Whitetail Deer: Analyzing a Trail Camera Photo
Every summer thousands of trail camera photos get posted on Facebook, discussed over drinks, and saved on hard drives by...
Every summer thousands of trail camera photos get posted on Facebook, discussed over drinks, and saved on hard drives by excited hunters—but rarely are these pictures put to any real use in a hunting strategy. Now that fall has arrived, it’s time for those trail cam photos to shift from simple conversation pieces to tactical tools.
Here’s what to look for in your next set of big buck trail cam photos to make sure these important pieces of data are helping formulate your hunting strategy—and not just cluttering your desktop.
The first thing to key in on with trail cam photos of a big buck is how often he’s showing up on camera. If you’re getting photos of him several times a week or more, there’s a good chance he’s living nearby and you can likely hunt him.
Another variable that can help you understand a buck’s home range and behavior is the timing of the photos. If you’re getting photos during daylight, or just before or after dark, you can bet that you’re set up relatively close to his bedding area. This is a great clue that you’re in the right area and an indicator that it’s likely time to head in and hunt him.
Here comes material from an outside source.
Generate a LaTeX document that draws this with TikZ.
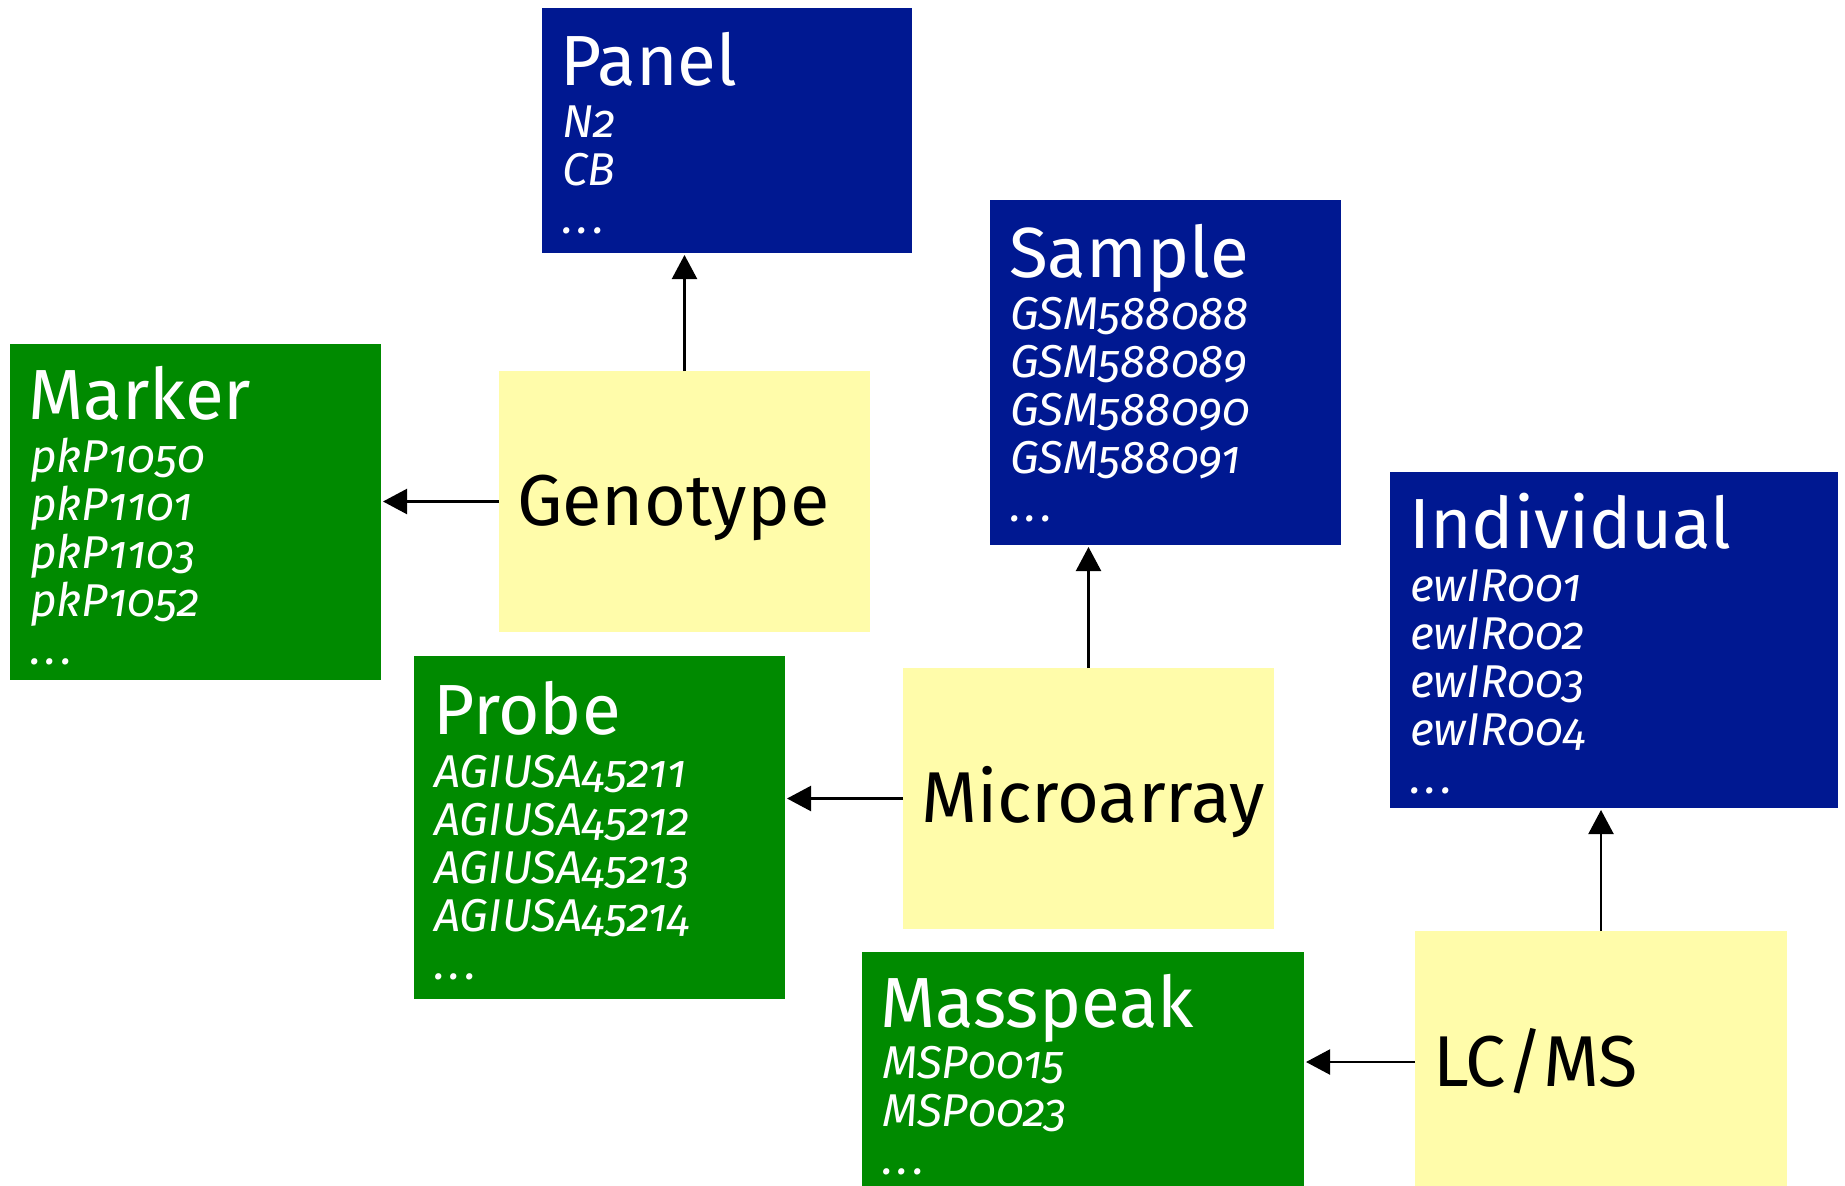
\documentclass[tikz,border=0pt]{standalone}
\usepackage{fontspec}
\setmainfont{Fira Sans}[Numbers=OldStyle]
\usetikzlibrary{arrows.meta,calc}

\definecolor{entblue}{RGB}{0,24,145}
\definecolor{entgreen}{RGB}{0,138,0}
\definecolor{expyellow}{RGB}{255,252,170}

% widely spaced ellipsis closing each list
\newcommand{\moredots}{.\kern4.5pt.\kern4.5pt.}

\tikzset{
  box/.style={anchor=north west, inner sep=0pt, outer sep=0pt, draw=none},
  bluebox/.style={box, fill=entblue},
  greenbox/.style={box, fill=entgreen},
  yellowbox/.style={box, fill=expyellow},
  boxtitle/.style={anchor=base west, inner sep=0pt, text=white,
    font=\fontsize{71}{80}\selectfont},
  % the base of a multi-line node is the baseline of its last line
  boxitems/.style={anchor=base west, inner sep=0pt, text=white, align=left,
    font=\fontsize{46}{48}\selectfont\itshape},
  exptext/.style={anchor=base west, inner sep=0pt, text=black,
    font=\fontsize{72}{80}\selectfont},
  link/.style={line width=2.2pt, -{Triangle[length=24pt,width=25pt]}, shorten >=2pt}
}

\begin{document}
\begin{tikzpicture}[x=1pt, y=-1pt]
\useasboundingbox (0,0) rectangle (1845,1186);

% entity boxes: title, then a list of identifiers
\node[bluebox, minimum width=370, minimum height=245] (panel) at (542,8) {};
\node[boxtitle] (panelT) at ($(panel.north west)+(18,77)$) {Panel};
\node[boxitems] (panelI) at ($(panel.north west)+(20,225)$) {N2\\CB\\\moredots};

\node[greenbox, minimum width=371, minimum height=336] (marker) at (10,344) {};
\node[boxtitle] (markerT) at ($(marker.north west)+(18,75)$) {Marker};
\node[boxitems] (markerI) at ($(marker.north west)+(20,320)$) {pkP1050\\pkP1101\\pkP1103\\pkP1052\\\moredots};

\node[bluebox, minimum width=351, minimum height=345] (sample) at (990,200) {};
\node[boxtitle] (sampleT) at ($(sample.north west)+(19,77)$) {Sample};
\node[boxitems] (sampleI) at ($(sample.north west)+(20,321)$) {GSM588088\\GSM588089\\GSM588090\\GSM588091\\\moredots};

\node[greenbox, minimum width=371, minimum height=343] (probe) at (414,656) {};
\node[boxtitle] (probeT) at ($(probe.north west)+(19,78)$) {Probe};
\node[boxitems] (probeI) at ($(probe.north west)+(20,323)$) {AGIUSA45211\\AGIUSA45212\\AGIUSA45213\\AGIUSA45214\\\moredots};

\node[bluebox, minimum width=448, minimum height=336] (indiv) at (1390,472) {};
\node[boxtitle] (indivT) at ($(indiv.north west)+(19,76)$) {Individual};
\node[boxitems] (indivI) at ($(indiv.north west)+(20,321)$) {ewIR001\\ewIR002\\ewIR003\\ewIR004\\\moredots};

\node[greenbox, minimum width=442, minimum height=260] (masspeak) at (862,952) {};
\node[boxtitle] (masspeakT) at ($(masspeak.north west)+(18,75)$) {Masspeak};
\node[boxitems] (masspeakI) at ($(masspeak.north west)+(20,222)$) {MSP0015\\MSP0023\\\moredots};

% experiment boxes
\node[yellowbox, minimum width=371, minimum height=261] (geno) at (499,371) {};
\node[exptext] (genoT) at ($(geno.west)+(18,24)$) {Genotype};

\node[yellowbox, minimum width=371, minimum height=261] (micro) at (903,668) {};
\node[exptext] (microT) at ($(micro.west)+(18,24)$) {Microarray};

\node[yellowbox, minimum width=372, minimum height=262] (lcms) at (1415,931) {};
\node[exptext] (lcmsT) at ($(lcms.west)+(18,24)$) {LC/MS};

% links from each experiment to the entities it refers to
\draw[link] (geno.north) -- (panel.south -| geno.north);
\draw[link] (geno.west) -- (marker.east |- geno.west);
\draw[link] (micro.north) -- (sample.south -| micro.north);
\draw[link] (micro.west) -- (probe.east |- micro.west);
\draw[link] (lcms.north) -- (indiv.south -| lcms.north);
\draw[link] (lcms.west) -- (masspeak.east |- lcms.west);
\end{tikzpicture}
\end{document}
When analyzing photos of a buck it’s also important to note the conditions present when this deer passed through the area. Wind direction, moon phase, temperature, and precipitation all influence deer movement. If you can start understanding what conditions lead to activity from this buck, you can plan your future hunts accordingly. I use a tool found at HuntSoft.com to aggregate and analyze this kind of data from my trail cam photos.
The final thing I pay attention to in each photo is the direction that a buck enters and exits the frame. This is an imperfect science, but if you can decipher which direction a buck is approaching from in the evening, it can give you another handy clue in determining where he is bedding and where he might be headed to feed.